On 02/07/2014 10:52 PM, Antoni Segura Puimedon wrote:
From: "Laine Stump" <laine@laine.org> To: libvir-list@redhat.com Cc: "Michal Privoznik" <mprivozn@redhat.com> Sent: Friday, February 7, 2014 1:17:10 PM Subject: Re: [libvirt] [PATCH v2 3/3] network: Taint networks that are using hook script
On 02/05/2014 12:11 PM, Michal Privoznik wrote:
Basically, the idea is copied from domain code, where tainting exists for a while. Currently, only one taint reason exists - VIR_NETWORK_TAINT_HOOK to mark those networks which caused invoking of hook script. What's missing here is that the network status XML doesn't include a <taint> element.
Also, I think if a network is tainted, and domain that connects to that network should be tainted as well.
Of course what would make this more useful would be if would could determine when a hook script actually *did* something for a particular network/interface (since presumably people are usually going to write their network hook scripts to only take action for particular networks and/or domains, not for *all* networks). I don't know that there's a way to do that without either 1) having a different hook script for each network, or 2) trusting the hook script to return some sort of status indicating whether or not it did anything. Obviously (2) is not a good idea, but we may want to think about (1) in the future (for qemu and lxc hook scripts as well) - instead of just looking for /etc/libvirt/hook/network, we could first look for /etc/libvirt/hook/network.${netname} and exec that instead if found (or in addition). But I think that can be deferred until later. Actually I kind of like the option (2). I think it could make a lot of sense
----- Original Message ----- that the hook would be able to add an attribute to the network definition xml, e.g. <bandwidth hooked="1"> so that libvirt would know that that part has been taken care of by the hook.
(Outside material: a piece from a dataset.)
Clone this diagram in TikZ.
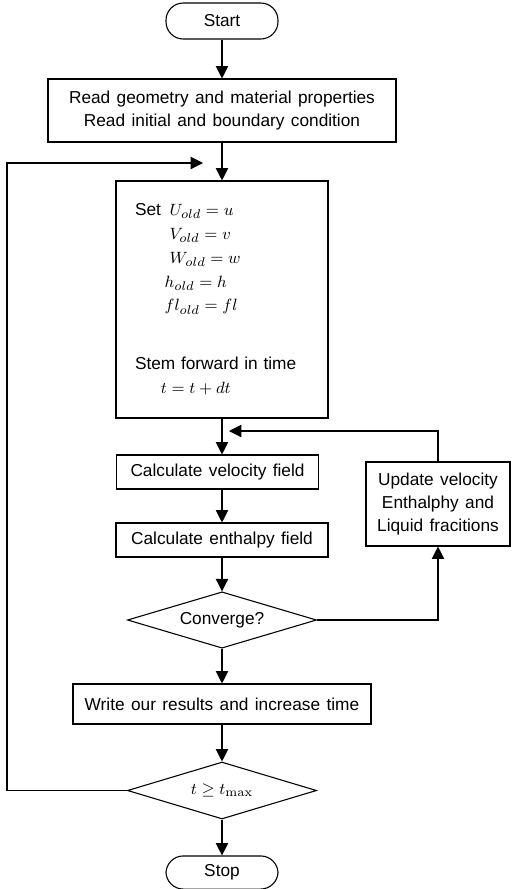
\documentclass[tikz,border=0pt]{standalone}
\usepackage[no-math]{fontspec}
\setmainfont{Liberation Sans}
\usepackage{amsmath,amssymb}
\usepackage{tikz}
\usetikzlibrary{shapes.geometric,arrows.meta,positioning}
\newcommand{\flowfont}{\fontsize{9.5}{12.65}\selectfont\spaceskip=0.37em\relax}

\begin{document}
\begin{tikzpicture}[x=0.55pt, y=-0.55pt, line width=0.6pt]

%% ── helpers ───────────────────────────────────────────────
\tikzset{
  term/.style={rectangle,draw,rounded corners=9.5pt,minimum width=61.6pt,
               minimum height=19.8pt,inner sep=0pt,font=\flowfont},
  pbox/.style={rectangle,draw,inner sep=0pt,align=center,font=\flowfont},
  dec/.style={diamond,draw,shape aspect=3.4,inner sep=0pt,
              minimum width=104pt,minimum height=31pt,font=\flowfont},
  arr/.style={-{Triangle[width=6.8pt,length=6.8pt]}},
}

\useasboundingbox (0,0) rectangle (514,889);

%% ── start and input ──────────────────────────────────────
\node[term] (start) at (222,21) {Start};
\node[pbox,minimum width=191.4pt,minimum height=34.65pt] (rd) at (222,110.5)
  {Read geometry and material properties\\Read initial and boundary condition};

%% ── time step block ──────────────────────────────────────
\node[pbox,minimum height=130.35pt,text width=95.7pt,inner xsep=10.45pt,
      align=left] (setb) at (222,299.5)
  {\renewcommand{\arraystretch}{1.04}%
   \begin{tabular}{@{}l@{\hspace{0.5em}}l@{}}
   Set & $U_{old}=u$\\
       & $V_{old}=v$\\
       & $W_{old}=w$\\
       & \hspace{-2.7pt}$h_{old}=h$\\
       & \hspace{-2.7pt}$fl_{old}=fl$\\[19pt]
   \multicolumn{2}{@{}l@{}}{Stem forward in time}\\
   \multicolumn{2}{@{}l@{}}{\hspace{1.5em}$t=t+dt$}
   \end{tabular}};

%% ── inner iteration ──────────────────────────────────────
\node[pbox,anchor=west,minimum width=111.1pt,minimum height=18.7pt] (vel) at (116,472)
  {Calculate velocity field};
\node[pbox,minimum width=116.6pt,minimum height=18.7pt] (enth) at (222,540)
  {Calculate enthalpy field};
\node[dec] (conv) at (222,620) {Converge?};
\node[pbox,minimum width=79.2pt,minimum height=46.2pt] (upd) at (438,504)
  {Update velocity\\Enthalphy and\\Liquid fracitions};

%% ── output and stop ──────────────────────────────────────
\node[pbox,minimum width=163.9pt,minimum height=22pt] (wrt) at (222,704)
  {Write our results and increase time};
\node[dec,minimum height=31.35pt] (tchk) at (222,790.5) {$t \geq t_{\max}$};
\node[term,minimum height=18.2pt] (stop) at (222,872.5) {Stop};

%% ── connections ──────────────────────────────────────────
\coordinate (loopin) at (203,163);
\coordinate (lft)    at (7,163);
\coordinate (retin)  at (229,431);

\draw[arr] (start.south) -- (rd.north);
\draw[arr] (rd.south) -- (setb.north);
\draw[arr] (setb.south) -- (setb.south |- vel.north);
\draw[arr] (enth.north |- vel.south) -- (enth.north);
\draw[arr] (enth.south) -- (conv.north);
\draw[arr] (conv.east) -| (upd.south);
\draw[arr] (upd.north) |- (retin);
\draw[arr] (conv.south) -- (wrt.north);
\draw[arr] (wrt.south) -- (tchk.north);
\draw[arr] (tchk.south) -- (stop.north);
\draw[arr] (tchk.west) -| (lft) -- (loopin);

\end{tikzpicture}
\end{document}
Of course, it might be a bad idea for libvirt to blindly accept any kind of modification, but something like what I propose does not seem eminently dangerous.
The reason I don't like option (2) is that it requires trusting the hook to leave its mark if it modifies anything, and that's exactly why we want to taint the networks that call a hook - because we don't/can't trust the hook. I wonder if there might be some way to allow a hook to add information to the network's xml in some well-defined location, though. This information would not be used/trusted by libvirt at all, but would only be there, for example, so that a later "stop/unplug" hook could retrieve it, rather than being required to keep its state externally.